Les stocks chez les principaux exportateurs peinent à se reconstituer depuis 2018
Dans le même contexte, « on estimait pouvoir avoir des échanges de l’Ukraine vers l’UE pour repartir vers les consommateurs de l’Afrique du nord ou du Moyen-Orient ou d’autres pays. Malheureusement, aujourd’hui on estime avoir sorti 1,5 MT tout confondu et la moitié probablement serait du maïs », révèle Mme Paumier. Une indisponibilité qui affecte directement la sécurité alimentaire de certains pays très consommateurs et très dépendants (Liban, Iran, Israël, Lybie, Maroc, Tunisie, etc.) Pour le Maroc, « le pays demeure sous surveillance à cause de la grande sécheresse cette année, donc un besoin d’approvisionnement sur le marché mondial plus important », rappelle Mme Paumier.

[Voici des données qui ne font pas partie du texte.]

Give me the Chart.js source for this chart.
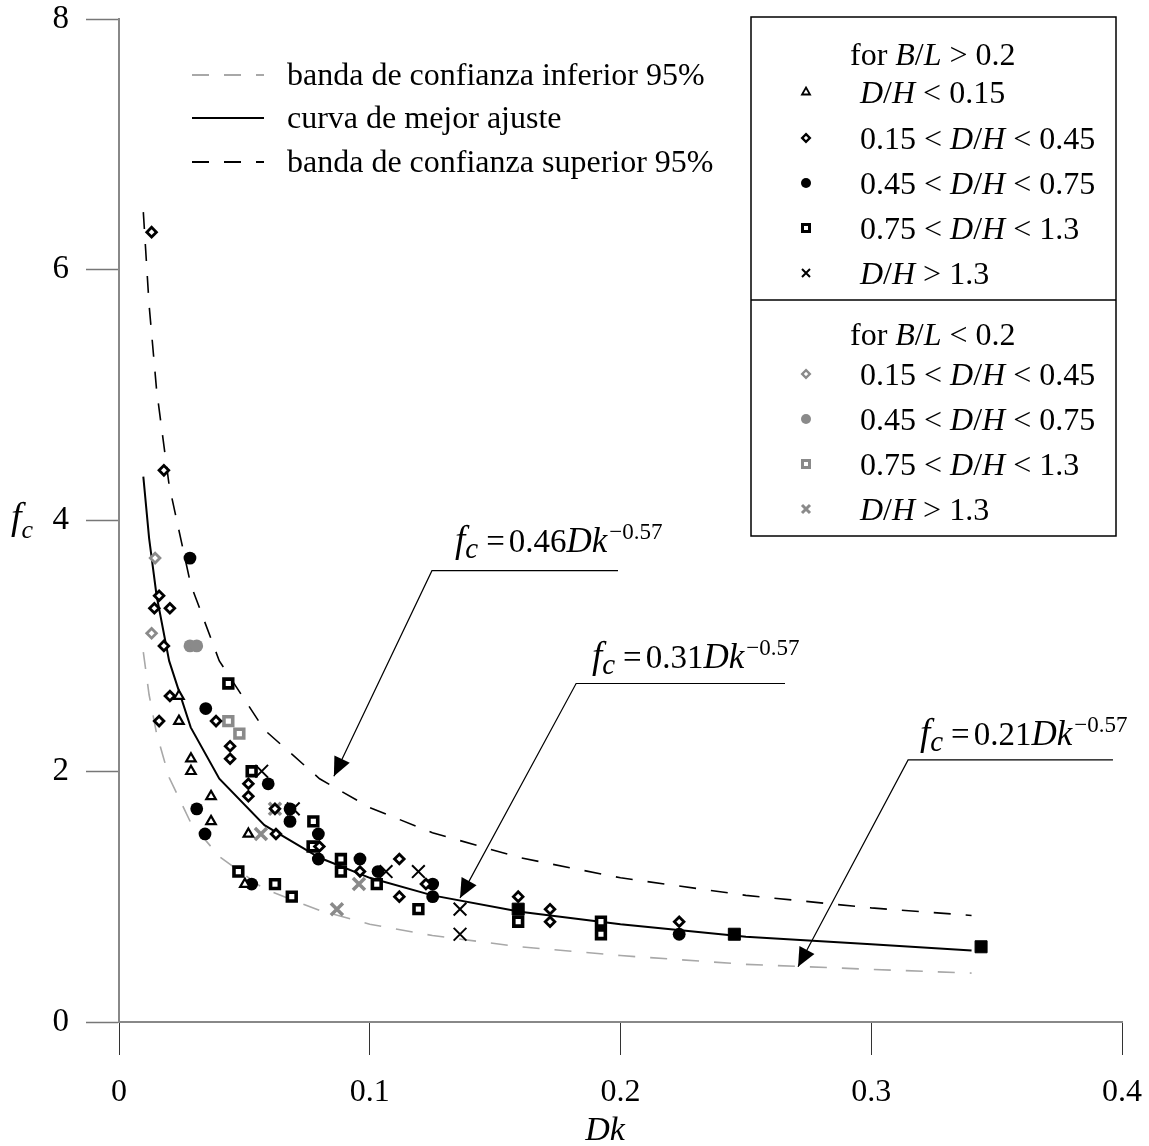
<!DOCTYPE html>
<html>
<head>
<meta charset="utf-8">
<script src="https://cdn.jsdelivr.net/npm/chart.js@4.4.1/dist/chart.umd.min.js"></script>
<style>
  body { margin: 0; background: #fff; }
  #wrap { width: 1149px; height: 1146px; position: relative; }
</style>
</head>
<body>
<div id="wrap"><canvas id="chart"></canvas></div>
<script>
const SERIF = "'Liberation Serif', 'Times New Roman', serif";
const GRAY = "#8a8a8a";

// axis ticks
const xTicks = [0, 0.1, 0.2, 0.3, 0.4];
const yTicks = [0, 2, 4, 6, 8];

// fitted curve and 95% bands
const curveDk    = [0.0097, 0.012, 0.015, 0.02, 0.0286, 0.04, 0.058, 0.08, 0.1, 0.125, 0.16, 0.2, 0.25, 0.3, 0.34];
const curveUpper = [6.46, 5.72, 5.04, 4.28, 3.49, 2.88, 2.33, 1.94, 1.71, 1.51, 1.31, 1.15, 1.01, 0.91, 0.85];
const curveBest  = [4.35, 3.86, 3.40, 2.88, 2.35, 1.94, 1.57, 1.31, 1.15, 1.01, 0.88, 0.78, 0.68, 0.62, 0.57];
const curveLower = [2.95, 2.61, 2.30, 1.95, 1.59, 1.32, 1.06, 0.89, 0.78, 0.69, 0.60, 0.53, 0.46, 0.42, 0.39];

// B/L > 0.2  -- [Dk, fc]
const triBig = [[0.0239, 2.6], [0.0239, 2.4], [0.0287, 2.1], [0.0287, 2.0], [0.0367, 1.8], [0.0367, 1.6],
  [0.0516, 1.5], [0.0502, 1.1]];
const diaBig = [[0.0130, 6.3], [0.0179, 4.4], [0.0160, 3.4], [0.0141, 3.3], [0.0203, 3.3], [0.0179, 3.0],
  [0.0203, 2.6], [0.0160, 2.4], [0.0387, 2.4], [0.0443, 2.2], [0.0443, 2.1], [0.0516, 1.9], [0.0516, 1.8],
  [0.0626, 1.5], [0.0622, 1.7], [0.0799, 1.4], [0.0961, 1.2], [0.1118, 1.3], [0.1118, 1.0], [0.1224, 1.1],
  [0.1592, 1.0], [0.1719, 0.9], [0.1719, 0.8], [0.2234, 0.8]];
const dotBig = [[0.0283, 3.7], [0.0346, 2.5], [0.0310, 1.7], [0.0343, 1.5], [0.0595, 1.9], [0.0682, 1.7],
  [0.0682, 1.6], [0.0795, 1.5], [0.0795, 1.3], [0.0961, 1.3], [0.1033, 1.2], [0.0529, 1.1], [0.1251, 1.1],
  [0.1251, 1.0], [0.2234, 0.7]];
const sqBig = [[0.0436, 2.7], [0.0529, 2.0], [0.0775, 1.6], [0.0772, 1.4], [0.0885, 1.3], [0.0885, 1.2],
  [0.1028, 1.1], [0.0476, 1.2], [0.0622, 1.1], [0.0689, 1.0], [0.1194, 0.9], [0.1592, 0.8], [0.1922, 0.8],
  [0.1922, 0.7]];
const crossBig = [[0.0569, 2.0], [0.0695, 1.7], [0.1065, 1.2], [0.1194, 1.2], [0.1360, 0.9], [0.1360, 0.7]];
const solidSq = [[0.1592, 0.9], [0.2454, 0.7], [0.3438, 0.6]];

// B/L < 0.2
const diaSmall = [[0.0144, 3.7], [0.0130, 3.1]];
const dotSmall = [[0.0283, 3.0], [0.0310, 3.0]];
const sqSmall = [[0.0436, 2.4], [0.0480, 2.3]];
const crossSmall = [[0.0622, 1.7], [0.0566, 1.5], [0.0957, 1.1], [0.0869, 0.9]];

// fit labels: coefficient, text anchor, leader line, arrow tip (data units)
const fitLabels = [
  { coef: "0.46", tx: 0.134, ty: 3.75, x0: 0.1248, x1: 0.199, ly: 3.60, ax: 0.0857, ay: 1.96 },
  { coef: "0.31", tx: 0.1886, ty: 2.82, x0: 0.1823, x1: 0.2656, ly: 2.70, ax: 0.136, ay: 0.99 },
  { coef: "0.21", tx: 0.3194, ty: 2.21, x0: 0.3147, x1: 0.3964, ly: 2.09, ax: 0.2708, ay: 0.44 }
];

const pts = arr => arr.map(p => ({ x: p[0], y: p[1] }));
const curve = ys => curveDk.map((d, i) => ({ x: d, y: ys[i] }));

function lineSet(label, ys, color, dash, width) {
  return { type: "scatter", label, data: curve(ys), showLine: true, borderColor: color, borderWidth: width,
    borderDash: dash, pointRadius: 0, fill: false, tension: 0, order: 20 };
}
function markSet(label, data, style, r, bw, border, bg, order) {
  return { type: "scatter", label, data: pts(data), pointStyle: style, pointRadius: r, borderWidth: bw,
    borderColor: border, backgroundColor: bg, order };
}

const datasets = [
  lineSet("banda de confianza inferior 95%", curveLower, "#a8a8a8", [17, 15], 1.6),
  lineSet("curva de mejor ajuste", curveBest, "#000", [], 2),
  lineSet("banda de confianza superior 95%", curveUpper, "#000", [17, 15], 1.6),
  markSet("gray cross", crossSmall, "crossRot", 8.5, 3.5, GRAY, GRAY, 10),
  markSet("gray square", sqSmall, "rect", 6.2, 3.6, GRAY, "#fff", 10),
  markSet("gray dot", dotSmall, "circle", 6.4, 0, GRAY, GRAY, 10),
  markSet("gray diamond", diaSmall, "rectRot", 4.8, 2.8, GRAY, "#fff", 10),
  markSet("cross", crossBig, "crossRot", 9, 2, "#000", "#000", 5),
  markSet("square", sqBig, "rect", 6.2, 3.6, "#000", "#fff", 4),
  markSet("solid square", solidSq, "rect", 8.5, 1, "#000", "#000", 4),
  markSet("dot", dotBig, "circle", 6.4, 0, "#000", "#000", 3),
  markSet("diamond", diaBig, "rectRot", 4.8, 2.8, "#000", "#fff", 2),
  markSet("triangle", triBig, "triangle", 5.5, 2.2, "#000", "#fff", 1)
];

function font(size, italic) { return (italic ? "italic " : "") + size + "px " + SERIF; }

// draws a run of text pieces: [text, size, italic, dy, gapAfter]
function drawRuns(ctx, x, y, runs) {
  runs.forEach(r => {
    ctx.font = font(r[1], r[2]);
    ctx.fillText(r[0], x, y + (r[3] || 0));
    x += ctx.measureText(r[0]).width + (r[4] || 0);
  });
  return x;
}

function drawMarker(ctx, style, x, y, color) {
  ctx.save();
  ctx.strokeStyle = color;
  ctx.fillStyle = color;
  ctx.beginPath();
  if (style === "tri") {
    ctx.lineWidth = 1.8;
    ctx.moveTo(x, y - 4.5); ctx.lineTo(x + 4, y + 2.5); ctx.lineTo(x - 4, y + 2.5); ctx.closePath();
    ctx.stroke();
  } else if (style === "dia") {
    ctx.lineWidth = 2.4;
    ctx.moveTo(x, y - 3.8); ctx.lineTo(x + 3.8, y); ctx.lineTo(x, y + 3.8); ctx.lineTo(x - 3.8, y); ctx.closePath();
    ctx.stroke();
  } else if (style === "dot") {
    ctx.arc(x, y, 5, 0, Math.PI * 2);
    ctx.fill();
  } else if (style === "sq") {
    ctx.lineWidth = 3;
    ctx.rect(x - 3.5, y - 3.5, 7, 7);
    ctx.stroke();
  } else if (style === "x") {
    ctx.lineWidth = color === "#000" ? 2 : 3;
    ctx.moveTo(x - 4, y - 4); ctx.lineTo(x + 4, y + 4);
    ctx.moveTo(x + 4, y - 4); ctx.lineTo(x - 4, y + 4);
    ctx.stroke();
  }
  ctx.restore();
}

const decorations = {
  id: "decorations",
  afterDraw(chart) {
    const ctx = chart.ctx;
    const xs = chart.scales.x, ys = chart.scales.y;
    const area = chart.chartArea;
    ctx.save();
    ctx.fillStyle = "#000";
    ctx.textBaseline = "alphabetic";
    ctx.textAlign = "left";

    // axis titles
    drawRuns(ctx, 11, 529, [["f", 38, true], ["c", 26, true, 9]]);
    ctx.font = font(34, true);
    ctx.textAlign = "center";
    ctx.fillText("Dk", 605, 1140);
    ctx.textAlign = "left";

    // line legend (top left)
    const lx0 = area.left + 73, lx1 = area.left + 145, tx = area.left + 168;
    const lineRows = [
      { y: area.top + 56, color: "#a8a8a8", dash: [17, 15], text: "banda de confianza inferior 95%" },
      { y: area.top + 99, color: "#000", dash: [], text: "curva de mejor ajuste" },
      { y: area.top + 143, color: "#000", dash: [17, 15], text: "banda de confianza superior 95%" }
    ];
    lineRows.forEach(r => {
      ctx.save();
      ctx.strokeStyle = r.color;
      ctx.lineWidth = r.color === "#000" && !r.dash.length ? 2 : 1.8;
      ctx.setLineDash(r.dash);
      ctx.beginPath(); ctx.moveTo(lx0, r.y); ctx.lineTo(lx1, r.y); ctx.stroke();
      ctx.restore();
      ctx.font = font(32, false);
      ctx.fillText(r.text, tx, r.y + 10);
    });

    // marker legend box (top right)
    const bx = 751, by = 17, bw = 365, bh = 519, split = 300;
    ctx.strokeStyle = "#000";
    ctx.lineWidth = 1.5;
    ctx.strokeRect(bx, by, bw, bh);
    ctx.beginPath(); ctx.moveTo(bx, split); ctx.lineTo(bx + bw, split); ctx.stroke();

    const mx = 806, txt = 860;
    const R = (t) => [t, 32, false], I = (t) => [t, 32, true];
    drawRuns(ctx, 850, 65, [R("for "), I("B"), R("/"), I("L"), R(" > 0.2")]);
    const rowsA = [
      { y: 92, m: "tri", runs: [I("D"), R("/"), I("H"), R(" < 0.15")] },
      { y: 138, m: "dia", runs: [R("0.15 < "), I("D"), R("/"), I("H"), R(" < 0.45")] },
      { y: 183, m: "dot", runs: [R("0.45 < "), I("D"), R("/"), I("H"), R(" < 0.75")] },
      { y: 228, m: "sq", runs: [R("0.75 < "), I("D"), R("/"), I("H"), R(" < 1.3")] },
      { y: 273, m: "x", runs: [I("D"), R("/"), I("H"), R(" > 1.3")] }
    ];
    rowsA.forEach(r => { drawMarker(ctx, r.m, mx, r.y, "#000"); drawRuns(ctx, txt, r.y + 11, r.runs); });
    drawRuns(ctx, 850, 345, [R("for "), I("B"), R("/"), I("L"), R(" < 0.2")]);
    const rowsB = [
      { y: 374, m: "dia", runs: [R("0.15 < "), I("D"), R("/"), I("H"), R(" < 0.45")] },
      { y: 419, m: "dot", runs: [R("0.45 < "), I("D"), R("/"), I("H"), R(" < 0.75")] },
      { y: 464, m: "sq", runs: [R("0.75 < "), I("D"), R("/"), I("H"), R(" < 1.3")] },
      { y: 509, m: "x", runs: [I("D"), R("/"), I("H"), R(" > 1.3")] }
    ];
    rowsB.forEach(r => { drawMarker(ctx, r.m, mx, r.y, GRAY); drawRuns(ctx, txt, r.y + 11, r.runs); });

    // fit labels with leader lines and arrows
    fitLabels.forEach(f => {
      const px = xs.getPixelForValue(f.tx), py = ys.getPixelForValue(f.ty);
      drawRuns(ctx, px, py, [["f", 37, true], ["c", 29, true, 6, 8], ["=", 33, false, 0, 4],
        [f.coef, 33, false], ["Dk", 35, true, 0, 2], ["\u22120.57", 23, false, -13]]);
      const a = xs.getPixelForValue(f.x0), b = xs.getPixelForValue(f.x1), ly = ys.getPixelForValue(f.ly);
      const tipX = xs.getPixelForValue(f.ax), tipY = ys.getPixelForValue(f.ay);
      ctx.strokeStyle = "#000";
      ctx.lineWidth = 1.2;
      ctx.beginPath(); ctx.moveTo(b, ly); ctx.lineTo(a, ly); ctx.lineTo(tipX, tipY); ctx.stroke();
      const ang = Math.atan2(tipY - ly, tipX - a);
      const hl = 19, hw = 8.5;
      const bxp = tipX - Math.cos(ang) * hl, byp = tipY - Math.sin(ang) * hl;
      ctx.beginPath();
      ctx.moveTo(tipX, tipY);
      ctx.lineTo(bxp + Math.sin(ang) * hw, byp - Math.cos(ang) * hw);
      ctx.lineTo(bxp - Math.sin(ang) * hw, byp + Math.cos(ang) * hw);
      ctx.closePath();
      ctx.fill();
    });
    ctx.restore();
  }
};

new Chart(document.getElementById("chart"), {
  type: "scatter",
  data: { datasets },
  options: {
    responsive: true,
    maintainAspectRatio: false,
    animation: false,
    layout: { padding: { top: 19, right: 27, left: 0, bottom: 0 } },
    plugins: { legend: { display: false }, tooltip: { enabled: false } },
    scales: {
      x: {
        type: "linear", min: 0, max: 0.4,
        afterFit: s => { s.height = 124; s.paddingLeft = 0; s.paddingRight = 0; },
        afterBuildTicks: s => { s.ticks = xTicks.map(v => ({ value: v })); },
        ticks: { font: { family: SERIF, size: 32 }, color: "#000", padding: 18, maxRotation: 0,
          callback: v => String(v) },
        grid: { drawOnChartArea: false, tickLength: 33, tickColor: "#333", tickWidth: 1 },
        border: { color: "#888", width: 2 }
      },
      y: {
        type: "linear", min: 0, max: 8,
        afterFit: s => { s.width = 119; s.paddingTop = 0; s.paddingBottom = 0; },
        afterBuildTicks: s => { s.ticks = yTicks.map(v => ({ value: v })); },
        ticks: { font: { family: SERIF, size: 33 }, color: "#000", padding: 17, callback: v => String(v) },
        grid: { drawOnChartArea: false, tickLength: 33, tickColor: "#777", tickWidth: 1.5 },
        border: { color: "#888", width: 2 }
      }
    }
  },
  plugins: [decorations]
});
</script>
</body>
</html>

Marché mondial du blé : seulement 25% de la production mondiale en blé est échangée
Pour l’instant, « la production mondiale de blé est à un niveau record, mais les stocks chez les principaux exportateurs peinent à se reconstituer depuis 2018 », déclare Mme Paumier. D’ici s’avère la portée des échanges entre les différentes zones de production et de consommation, déjà en progression ces 10 dernières années. Pour le blé, « 60 à 70% de la production mondiale est destinée à l’alimentation humaine. Ainsi, toute difficulté de production et de mise sur le marché d’échanges va tout de suite se matérialiser par des fortes variations de prix et de volatilité », alerte-t-elle. En parallèle, seulement 25% de la production mondiale en blé est échangée. D’un autre côté, le marché mondial du blé, enregistrant 190 millions de tonnes de blé échangées dans le monde, compte peu d’exportateurs pour une multitude d’importateurs.

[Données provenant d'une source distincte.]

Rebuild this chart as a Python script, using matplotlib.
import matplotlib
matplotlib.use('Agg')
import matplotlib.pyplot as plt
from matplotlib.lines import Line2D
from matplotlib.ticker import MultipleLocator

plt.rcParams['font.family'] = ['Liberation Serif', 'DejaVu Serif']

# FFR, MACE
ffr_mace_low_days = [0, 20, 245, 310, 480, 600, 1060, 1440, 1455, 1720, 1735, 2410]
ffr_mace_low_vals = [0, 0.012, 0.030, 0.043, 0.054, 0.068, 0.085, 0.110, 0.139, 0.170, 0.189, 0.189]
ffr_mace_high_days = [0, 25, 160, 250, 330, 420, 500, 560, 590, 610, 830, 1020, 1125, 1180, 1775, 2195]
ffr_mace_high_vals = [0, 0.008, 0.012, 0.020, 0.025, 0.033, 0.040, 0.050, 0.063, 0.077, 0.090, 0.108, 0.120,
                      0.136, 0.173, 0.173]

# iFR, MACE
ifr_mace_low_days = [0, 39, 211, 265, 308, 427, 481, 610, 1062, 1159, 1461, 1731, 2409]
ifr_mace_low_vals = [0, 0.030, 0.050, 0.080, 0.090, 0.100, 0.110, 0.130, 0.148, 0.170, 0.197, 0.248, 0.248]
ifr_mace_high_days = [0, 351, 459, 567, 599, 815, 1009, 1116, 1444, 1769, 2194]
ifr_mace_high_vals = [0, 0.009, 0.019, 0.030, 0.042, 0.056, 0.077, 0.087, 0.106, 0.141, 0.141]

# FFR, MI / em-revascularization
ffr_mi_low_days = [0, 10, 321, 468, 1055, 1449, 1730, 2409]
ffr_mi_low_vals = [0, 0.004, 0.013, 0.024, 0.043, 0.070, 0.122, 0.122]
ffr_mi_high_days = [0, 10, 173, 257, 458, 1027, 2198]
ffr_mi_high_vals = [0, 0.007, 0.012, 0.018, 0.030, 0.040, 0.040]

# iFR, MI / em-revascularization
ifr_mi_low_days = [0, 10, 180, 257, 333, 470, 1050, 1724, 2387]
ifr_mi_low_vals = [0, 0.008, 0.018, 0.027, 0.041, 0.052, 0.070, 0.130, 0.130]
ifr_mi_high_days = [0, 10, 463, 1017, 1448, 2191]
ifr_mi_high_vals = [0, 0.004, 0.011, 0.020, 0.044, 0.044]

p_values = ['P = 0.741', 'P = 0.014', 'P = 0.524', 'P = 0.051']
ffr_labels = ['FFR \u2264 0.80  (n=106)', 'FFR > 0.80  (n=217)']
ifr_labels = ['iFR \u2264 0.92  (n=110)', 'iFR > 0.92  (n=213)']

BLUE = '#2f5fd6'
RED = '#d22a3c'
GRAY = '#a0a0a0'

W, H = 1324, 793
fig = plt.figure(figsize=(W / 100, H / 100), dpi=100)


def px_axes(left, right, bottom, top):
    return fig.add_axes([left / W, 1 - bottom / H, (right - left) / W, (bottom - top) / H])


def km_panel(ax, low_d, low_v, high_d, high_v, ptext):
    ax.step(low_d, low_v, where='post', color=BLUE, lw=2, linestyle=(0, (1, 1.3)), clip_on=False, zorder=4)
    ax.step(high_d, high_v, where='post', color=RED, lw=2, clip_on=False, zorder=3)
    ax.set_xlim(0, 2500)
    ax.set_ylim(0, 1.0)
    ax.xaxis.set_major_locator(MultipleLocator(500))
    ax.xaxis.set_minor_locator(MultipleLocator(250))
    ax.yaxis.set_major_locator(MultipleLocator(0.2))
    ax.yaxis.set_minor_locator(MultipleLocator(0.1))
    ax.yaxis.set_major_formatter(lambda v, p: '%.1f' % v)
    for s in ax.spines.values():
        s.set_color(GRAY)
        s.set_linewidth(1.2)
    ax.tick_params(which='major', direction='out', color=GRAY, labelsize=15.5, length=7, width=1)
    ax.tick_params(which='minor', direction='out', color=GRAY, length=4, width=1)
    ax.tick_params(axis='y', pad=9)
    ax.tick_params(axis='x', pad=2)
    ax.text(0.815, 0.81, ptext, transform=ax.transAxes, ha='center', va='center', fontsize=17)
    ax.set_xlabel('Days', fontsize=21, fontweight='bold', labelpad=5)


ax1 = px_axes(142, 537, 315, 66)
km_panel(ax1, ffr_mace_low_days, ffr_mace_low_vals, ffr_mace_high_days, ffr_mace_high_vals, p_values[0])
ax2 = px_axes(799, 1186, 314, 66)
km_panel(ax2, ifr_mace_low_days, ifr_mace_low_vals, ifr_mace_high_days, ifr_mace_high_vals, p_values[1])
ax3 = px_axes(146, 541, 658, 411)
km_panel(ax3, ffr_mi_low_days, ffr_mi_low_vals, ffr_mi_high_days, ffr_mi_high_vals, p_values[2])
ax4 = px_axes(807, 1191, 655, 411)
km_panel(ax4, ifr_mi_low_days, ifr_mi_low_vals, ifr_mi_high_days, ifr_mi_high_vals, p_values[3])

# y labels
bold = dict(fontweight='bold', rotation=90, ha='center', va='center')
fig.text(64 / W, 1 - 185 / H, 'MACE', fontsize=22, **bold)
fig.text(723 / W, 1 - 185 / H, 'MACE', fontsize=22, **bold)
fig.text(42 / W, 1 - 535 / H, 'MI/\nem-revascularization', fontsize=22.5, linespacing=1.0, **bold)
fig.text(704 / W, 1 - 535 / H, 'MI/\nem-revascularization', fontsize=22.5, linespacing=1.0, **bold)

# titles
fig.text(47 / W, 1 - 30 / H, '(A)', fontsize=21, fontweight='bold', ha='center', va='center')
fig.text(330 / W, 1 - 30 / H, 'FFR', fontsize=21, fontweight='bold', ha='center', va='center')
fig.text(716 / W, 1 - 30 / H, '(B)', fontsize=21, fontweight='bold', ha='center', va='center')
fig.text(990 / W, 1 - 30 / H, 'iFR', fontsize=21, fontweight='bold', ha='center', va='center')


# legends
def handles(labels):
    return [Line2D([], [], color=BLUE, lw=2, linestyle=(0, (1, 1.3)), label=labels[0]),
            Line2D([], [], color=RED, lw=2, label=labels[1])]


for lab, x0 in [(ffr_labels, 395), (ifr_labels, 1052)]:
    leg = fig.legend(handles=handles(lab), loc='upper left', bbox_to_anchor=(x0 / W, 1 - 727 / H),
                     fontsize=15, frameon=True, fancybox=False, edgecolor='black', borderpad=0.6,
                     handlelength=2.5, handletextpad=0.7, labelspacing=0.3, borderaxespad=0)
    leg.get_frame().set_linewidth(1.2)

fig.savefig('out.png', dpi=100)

Aujourd’hui, l’Ukraine et la Russie sont deux superpuissances exportatrices de matières premières. La Russie étant le premier exportateur mondial de blé depuis 2016, tandis que l’Ukraine prend de plus en plus de place dans les exportations de blé. Pendant la campagne 2021-2022, ce pays occupe la 3ème place. Pour les stocks finaux chez les principaux exportateurs, ceux-ci sont au plus bas depuis pratiquement 10 ans. « On arrive à un niveau de stock proche de 60 millions de tonnes. Ceci crée beaucoup de tension. Les stocks sont particulièrement bas en Europe et dans la région Mer Noire », déclare Mme Paumier. D’un autre côté, les stocks finaux en Ukraine vont augmenter (+3,7 Mt), Or, ils ne seront pas disponibles pour le marché export suite aux conditions actuelles.
Focus sur le marché mondial du maïs
La production mondiale et les échanges commerciaux en maïs ont fortement augmenté en 10 ans. À l’échelle internationale, 180 millions de tonnes de maïs sont échangés dans le monde. Le nombre d’exportateurs étant faible, 90% des échanges sont assurés par les États-Unis, Brésil, Argentine et Ukraine. « La particularité du secteur c’est la composition des acteurs sur le marché international et sur le marché des exports », note Mme Paumier. En première position, les États-Unis ont produit 385 millions de T de maïs en 2021. En 2ème position vient la Chine, pays très consommateur, puis le Brésil et l’Argentine et l’Ukraine.
En ce qui concerne les stocks finaux, les États-Unis enregistrent 35 millions de tonnes de maïs. Toutefois, « le secteur témoigne d’un stock beaucoup plus faible chez les autres acteurs du marché », indique Mme Paumier. En Ukraine, les stocks finaux en maïs sont actuellement estimés à 11,5 millions de tonnes. Or, ces stocks ne seront pas disponibles pour le marché export. « L’Ukraine exporte 80% de sa production de maïs. Le pays a doublé sa production et son volume exporté en 10 ans », conclut Mme Paumier.